The problem.
All of the data that follows should be retyped exactly, please, except the pictures.

Dataset entries.
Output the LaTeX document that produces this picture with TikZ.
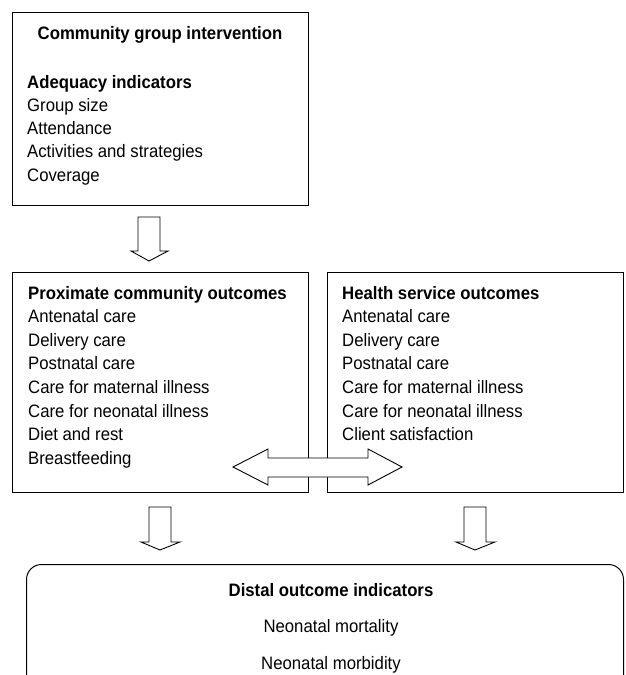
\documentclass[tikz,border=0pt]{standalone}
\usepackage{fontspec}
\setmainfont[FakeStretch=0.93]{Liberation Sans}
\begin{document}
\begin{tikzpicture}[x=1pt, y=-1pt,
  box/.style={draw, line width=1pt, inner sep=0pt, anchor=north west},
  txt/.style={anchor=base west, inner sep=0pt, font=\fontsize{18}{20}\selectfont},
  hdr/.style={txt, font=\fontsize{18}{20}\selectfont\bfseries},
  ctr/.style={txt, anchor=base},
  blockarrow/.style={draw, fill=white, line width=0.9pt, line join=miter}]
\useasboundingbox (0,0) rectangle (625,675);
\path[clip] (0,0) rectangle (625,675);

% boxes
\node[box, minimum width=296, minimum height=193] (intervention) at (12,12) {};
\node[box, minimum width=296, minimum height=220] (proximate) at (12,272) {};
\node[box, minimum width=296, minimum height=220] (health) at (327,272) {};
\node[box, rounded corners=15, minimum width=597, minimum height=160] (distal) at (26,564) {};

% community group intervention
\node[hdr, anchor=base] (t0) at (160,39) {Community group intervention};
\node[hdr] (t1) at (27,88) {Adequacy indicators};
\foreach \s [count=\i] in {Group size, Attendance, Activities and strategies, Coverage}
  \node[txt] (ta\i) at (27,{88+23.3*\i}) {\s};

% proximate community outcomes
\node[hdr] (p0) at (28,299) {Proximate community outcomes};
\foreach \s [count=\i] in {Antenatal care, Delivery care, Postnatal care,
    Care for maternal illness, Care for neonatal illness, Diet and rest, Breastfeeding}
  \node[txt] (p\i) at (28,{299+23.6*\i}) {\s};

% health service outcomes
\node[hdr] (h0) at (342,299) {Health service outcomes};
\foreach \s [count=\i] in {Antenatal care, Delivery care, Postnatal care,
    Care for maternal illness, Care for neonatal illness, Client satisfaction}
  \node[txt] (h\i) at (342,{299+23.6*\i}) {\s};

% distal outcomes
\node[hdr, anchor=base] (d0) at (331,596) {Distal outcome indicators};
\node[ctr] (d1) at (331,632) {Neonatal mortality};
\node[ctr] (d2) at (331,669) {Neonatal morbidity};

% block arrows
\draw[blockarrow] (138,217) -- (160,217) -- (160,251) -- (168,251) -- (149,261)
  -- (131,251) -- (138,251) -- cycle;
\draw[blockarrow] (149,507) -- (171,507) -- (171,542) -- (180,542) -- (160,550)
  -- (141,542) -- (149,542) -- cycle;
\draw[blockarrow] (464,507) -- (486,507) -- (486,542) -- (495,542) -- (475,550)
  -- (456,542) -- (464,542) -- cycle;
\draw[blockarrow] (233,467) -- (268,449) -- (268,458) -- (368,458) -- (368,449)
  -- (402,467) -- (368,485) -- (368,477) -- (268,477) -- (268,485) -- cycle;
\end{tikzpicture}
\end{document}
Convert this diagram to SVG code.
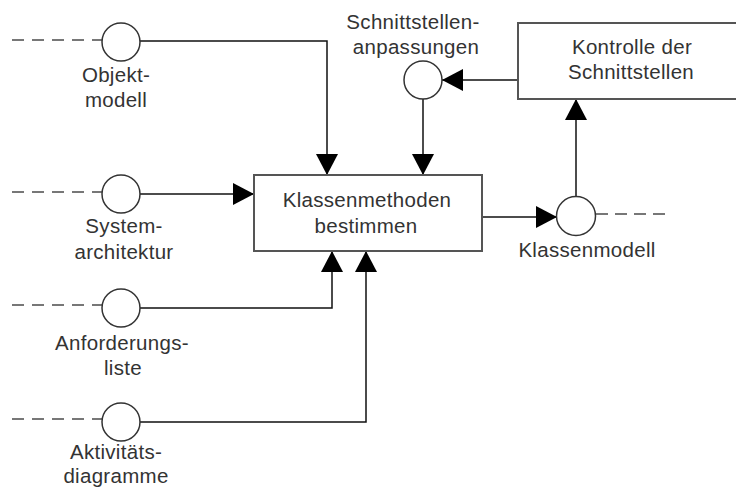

Response to this exercise.
Output the LaTeX document that produces this picture with TikZ.
\documentclass[tikz,border=0pt]{standalone}
\usepackage{fontspec}
\setmainfont[FakeStretch=0.93]{Liberation Sans}
\begin{document}
\begin{tikzpicture}[x=1pt, y=-1pt,
  box/.style={draw, line width=1pt, inner sep=0pt, anchor=north west},
  txt/.style={anchor=base west, inner sep=0pt, font=\fontsize{18}{20}\selectfont},
  hdr/.style={txt, font=\fontsize{18}{20}\selectfont\bfseries},
  ctr/.style={txt, anchor=base},
  blockarrow/.style={draw, fill=white, line width=0.9pt, line join=miter}]
\useasboundingbox (0,0) rectangle (625,675);
\path[clip] (0,0) rectangle (625,675);

% boxes
\node[box, minimum width=296, minimum height=193] (intervention) at (12,12) {};
\node[box, minimum width=296, minimum height=220] (proximate) at (12,272) {};
\node[box, minimum width=296, minimum height=220] (health) at (327,272) {};
\node[box, rounded corners=15, minimum width=597, minimum height=160] (distal) at (26,564) {};

% community group intervention
\node[hdr, anchor=base] (t0) at (160,39) {Community group intervention};
\node[hdr] (t1) at (27,88) {Adequacy indicators};
\foreach \s [count=\i] in {Group size, Attendance, Activities and strategies, Coverage}
  \node[txt] (ta\i) at (27,{88+23.3*\i}) {\s};

% proximate community outcomes
\node[hdr] (p0) at (28,299) {Proximate community outcomes};
\foreach \s [count=\i] in {Antenatal care, Delivery care, Postnatal care,
    Care for maternal illness, Care for neonatal illness, Diet and rest, Breastfeeding}
  \node[txt] (p\i) at (28,{299+23.6*\i}) {\s};

% health service outcomes
\node[hdr] (h0) at (342,299) {Health service outcomes};
\foreach \s [count=\i] in {Antenatal care, Delivery care, Postnatal care,
    Care for maternal illness, Care for neonatal illness, Client satisfaction}
  \node[txt] (h\i) at (342,{299+23.6*\i}) {\s};

% distal outcomes
\node[hdr, anchor=base] (d0) at (331,596) {Distal outcome indicators};
\node[ctr] (d1) at (331,632) {Neonatal mortality};
\node[ctr] (d2) at (331,669) {Neonatal morbidity};

% block arrows
\draw[blockarrow] (138,217) -- (160,217) -- (160,251) -- (168,251) -- (149,261)
  -- (131,251) -- (138,251) -- cycle;
\draw[blockarrow] (149,507) -- (171,507) -- (171,542) -- (180,542) -- (160,550)
  -- (141,542) -- (149,542) -- cycle;
\draw[blockarrow] (464,507) -- (486,507) -- (486,542) -- (495,542) -- (475,550)
  -- (456,542) -- (464,542) -- cycle;
\draw[blockarrow] (233,467) -- (268,449) -- (268,458) -- (368,458) -- (368,449)
  -- (402,467) -- (368,485) -- (368,477) -- (268,477) -- (268,485) -- cycle;
\end{tikzpicture}
\end{document}
Convert this diagram to SVG code.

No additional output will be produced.